Smoke detectors have a lifespan of about seven to 10 years under normal conditions, possibly less in dirty, oily places or places subject to a lot of vibration. If you've changed the battery and it still won't stop beeping, there are some things you can try before you pitch the old smoke detector and buy a new one.
Check the manufacturing date on the detector. Read the manual to see if there is a special warning or some feature associated with the incessant beeping. If you don't have the manual, do an Internet search. Many manufacturers post downloadable copies of their product manuals online.
Look up the manufacturer's information about the lifespan of the detector. Many will beep every 30 seconds or so, once they pass their service life. If this is the case, you have to replace the unit. It's a good idea to replace all smoke detectors in the house at the same time for safety's sake.
Purchase fresh alkaline batteries if the smoke detector is still within its service period. Most smoke detectors recommend alkalines over regular or heavy duty batteries and they may beep if you don't use the right batteries.
Disconnect a hard-wired detector from the power by flipping off the circuit breaker. Wait a minute or so and then turn the power back on to see if the unit resets itself and stops beeping.

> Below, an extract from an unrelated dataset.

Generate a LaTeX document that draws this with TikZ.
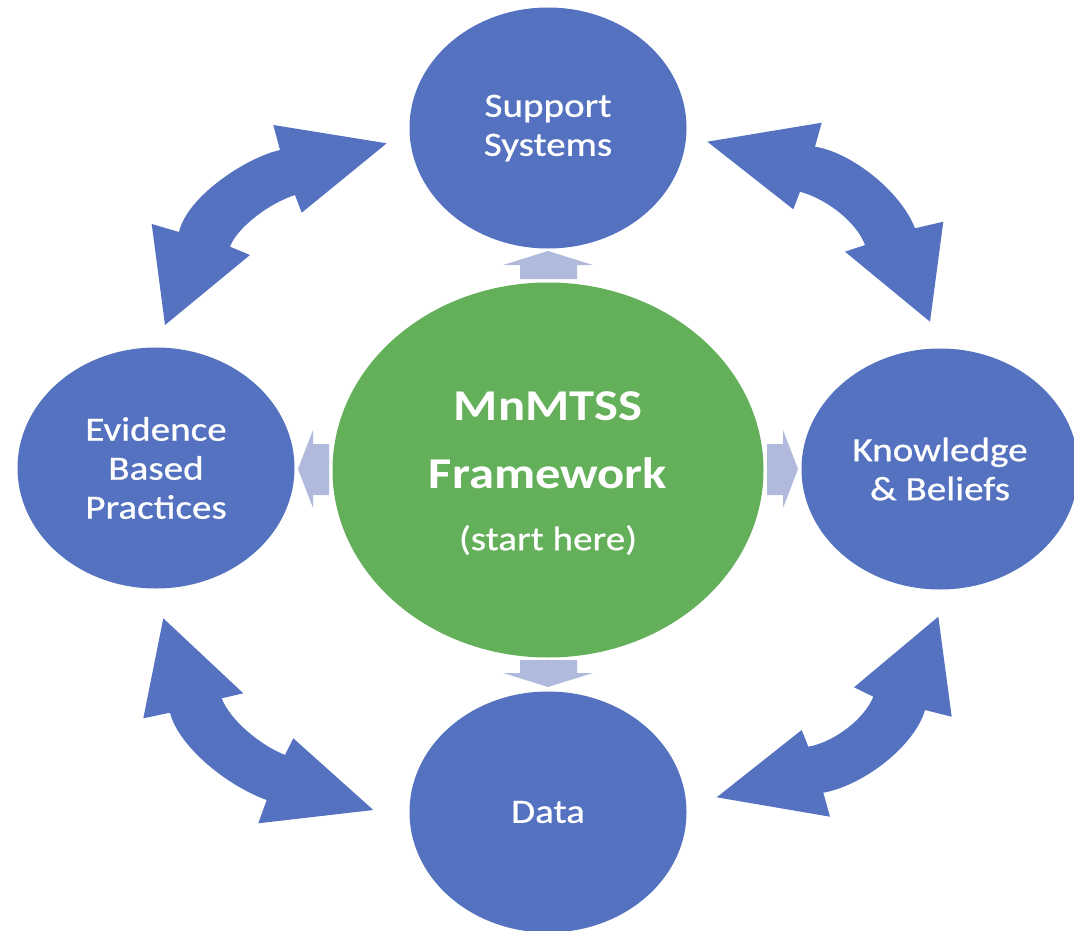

Check to see if your smoke detector has a reset button in addition to the test button. Try holding down both for 30 seconds to see if the unit resets.
Clean out the unit with an aerosol computer duster to remove any dust. Dust on the detector plates or in the unit around the detector can set off the alarm. As long as you are doing maintenance on the detectors, it's a good idea to thoroughly blow the dust out of the unit. This helps prevent the alarm from going off unnecessarily.
If all else fails, call the manufacturer's technical support line. The tech guy may have some tips for shutting off the beeping that isn't in the manual.